The choice of underlying data structure and whether FFTW wisdom is used clearly has a significant impact.
If the Haskell wrapper library is a thick enough, lazy layer around
FFTW, the size of the result vector may not at all depend on any FFTW
computation.
Again, I have no experience at all with FFTW or any Haskell bindings to
it. This is just a general remark that is worth keeping in mind.
Greets,
Ertugrul
--
Key-ID: E5DD8D11 "Ertugrul Soeylemez

Takayuki Muranushi wrote:
* vector-fftw with wisdom was more than 1/2 times faster than fftw in C with wisdom (and with communication overhead.)
I would be suspicious of that result. Calling a C function from a library should be slower from Haskell than from C. Erik -- ---------------------------------------------------------------------- Erik de Castro Lopo http://www.mega-nerd.com/

Dear Ertugrul, Scott and Erik, thank you for your comments. w.r.t the lazyness, I make the solvers to calculate the amplitude of final FFT results (i.e. to calculate the square magnitude of array elements and sum over them,) compare the response with the expected results and cause side effects depending on the test result. This should cause the FFT chain to be fully evaluated.

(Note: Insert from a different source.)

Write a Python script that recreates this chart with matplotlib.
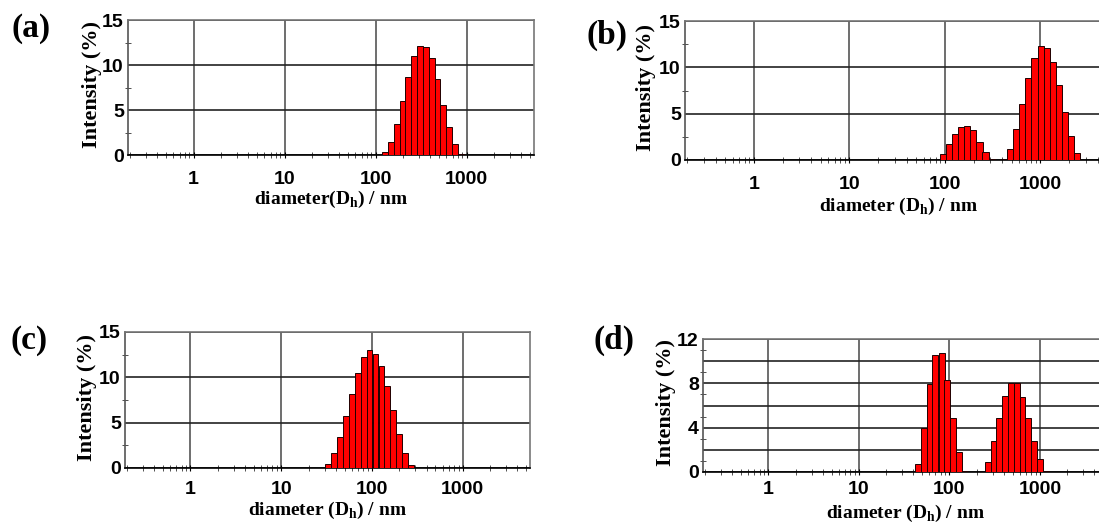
import numpy as np
import matplotlib
matplotlib.use("Agg")
import matplotlib.pyplot as plt
from matplotlib.ticker import FixedLocator, LogLocator, MultipleLocator, NullFormatter, FuncFormatter

plt.rcParams["font.family"] = ["Liberation Sans Narrow", "Liberation Sans", "DejaVu Sans"]
plt.rcParams["font.weight"] = "bold"
plt.rcParams["mathtext.fontset"] = "custom"
plt.rcParams["mathtext.rm"] = "Liberation Serif:bold"
plt.rcParams["mathtext.bf"] = "Liberation Serif:bold"

# DLS size distributions (intensity %)
a_diam = [127, 147, 171, 198, 229, 266, 308, 357, 414, 479, 555, 644, 746, 864]
a_int = [0.3, 1.5, 3.5, 6.0, 8.7, 11.0, 12.1, 12.0, 10.8, 8.4, 5.6, 3.1, 1.2, 0.1]

b_diam = [95, 110, 128, 148, 172, 199, 231, 267, 310, 359, 416, 482, 559, 647,
          750, 869, 1007, 1167, 1352, 1567, 1816, 2104, 2438]
b_int = [0.6, 1.7, 2.8, 3.6, 3.7, 3.2, 1.9, 0.9, 0.1, 0.0, 0.1, 1.2, 3.3, 6.0,
         8.9, 11.0, 12.3, 12.1, 10.6, 8.1, 5.2, 2.6, 0.8]

c_diam = [33, 38.4, 44.6, 51.7, 60, 69.7, 81, 94, 109, 127, 147, 171, 198, 230, 267]
c_int = [0.4, 1.6, 3.4, 5.7, 8.2, 10.5, 12.2, 13.0, 12.6, 11.2, 9.0, 6.4, 3.7, 1.6, 0.3]

d_diam = [45, 52, 61, 70, 82, 94, 109, 127, 147, 170, 197, 229, 265, 307, 356,
          412, 478, 554, 641, 743, 861, 998, 1157]
d_int = [0.7, 4.0, 7.9, 10.6, 10.7, 8.3, 4.9, 1.8, 0.1, 0.0, 0.0, 0.0, 0.9, 2.8,
         4.9, 6.9, 8.0, 8.0, 6.8, 4.9, 2.8, 1.2, 0.1]

x_ticks = [1, 10, 100, 1000]
x_ticklabels = ["1", "10", "100", "1000"]

W, H = 1099, 525
BIN = 0.064  # bar width in decades

fig = plt.figure(figsize=(W / 100, H / 100), dpi=100)

panels = [
    # letter, data, rect px (l, t, r, b), ymax, ystep, labelstep, xlabel, xlabel y,
    # ylabel x, x tick pad, letter pos
    ("(a)", a_diam, a_int, (128, 20, 534, 155), 15, 5, 5,
     "diameter(D$_\\mathbf{h}$) / nm", -0.25, -0.064, 9, (31, 29)),
    ("(b)", b_diam, b_int, (685, 21, 1111, 160), 15, 5, 5,
     "diameter (D$_\\mathbf{h}$) / nm", -0.255, -0.068, 9, (607, 35)),
    ("(c)", c_diam, c_int, (125, 332, 530, 468), 15, 5, 5,
     "diameter (D$_\\mathbf{h}$) / nm", -0.235, -0.069, 6.5, (29, 341)),
    ("(d)", d_diam, d_int, (703, 339, 1107, 472), 12, 2, 4,
     "diameter (D$_\\mathbf{h}$) / nm", -0.235, -0.068, 4, (614, 340)),
]

for letter, diam, inten, (l, t, r, b), ymax, ystep, lstep, xlab, xly, ylx, xpad, lpos in panels:
    ax = fig.add_axes([l / W, 1 - b / H, (r - l) / W, (b - t) / H])
    diam = np.array(diam, dtype=float)
    inten = np.array(inten, dtype=float)
    keep = inten > 0
    lo = diam * 10 ** (-BIN / 2)
    hi = diam * 10 ** (BIN / 2)
    ax.bar(lo[keep], inten[keep], width=(hi - lo)[keep], align="edge",
           color="#ff0000", edgecolor="#200000", linewidth=0.7, zorder=3)

    ax.set_xscale("log")
    ax.set_xlim(0.19, 5500)
    ax.set_ylim(0, ymax)
    ax.xaxis.set_major_locator(FixedLocator(x_ticks))
    ax.set_xticklabels(x_ticklabels)
    ax.xaxis.set_minor_locator(LogLocator(base=10, subs=np.arange(2, 10)))
    ax.xaxis.set_minor_formatter(NullFormatter())
    ax.yaxis.set_major_locator(MultipleLocator(ystep))
    ax.yaxis.set_minor_locator(MultipleLocator(ystep / 2))
    ax.yaxis.set_major_formatter(
        FuncFormatter(lambda v, p, s=lstep: f"{v:.0f}" if v % s == 0 else ""))

    ax.grid(True, axis="x", which="major", color="#555555", linewidth=1.2, zorder=1)
    ax.grid(True, axis="y", which="major", color="#222222", linewidth=1.2, zorder=1)
    ax.set_axisbelow(True)

    for side, col in (("left", "#555555"), ("top", "#777777"), ("right", "#777777"), ("bottom", "#000000")):
        ax.spines[side].set_color(col)
        ax.spines[side].set_linewidth(1.2)

    ax.tick_params(axis="y", which="major", length=0, pad=3, labelsize=14)
    ax.tick_params(axis="y", which="minor", length=4, direction="inout", color="#333333")
    ax.tick_params(axis="x", which="major", length=5, direction="inout", pad=xpad, labelsize=14)
    ax.tick_params(axis="x", which="minor", length=5, direction="inout", color="#333333")

    ax.set_xlabel(xlab, fontfamily="Liberation Serif", fontweight="bold", fontsize=14)
    ax.xaxis.set_label_coords(0.5, xly)
    ax.set_ylabel("Intensity (%)", fontfamily="Liberation Serif", fontweight="bold", fontsize=16)
    ax.yaxis.set_label_coords(ylx, 0.52)

    fig.text(lpos[0] / W, 1 - lpos[1] / H, letter, fontfamily="Liberation Serif",
             fontweight="bold", fontsize=24, ha="center", va="center")

fig.savefig("out.png", dpi=100)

* vector-fftw with wisdom was more than 1/2 times faster than fftw in C with wisdom (and with communication overhead.)
I would be suspicious of that result. Calling a C function from a library should be slower from Haskell than from C.
Sorry for the confusion, What I meant is that vector-fftw version takes
more time than C version, but less than twice. Please compare the two lines
* "fft/cpp 1 1048576 102"
* "fft/vector-fftw 0 1048576 102"
in http://paraiso-lang.org/html/bench-dft-in-haskell.html .
P.S. including GPU contestants would be interesting!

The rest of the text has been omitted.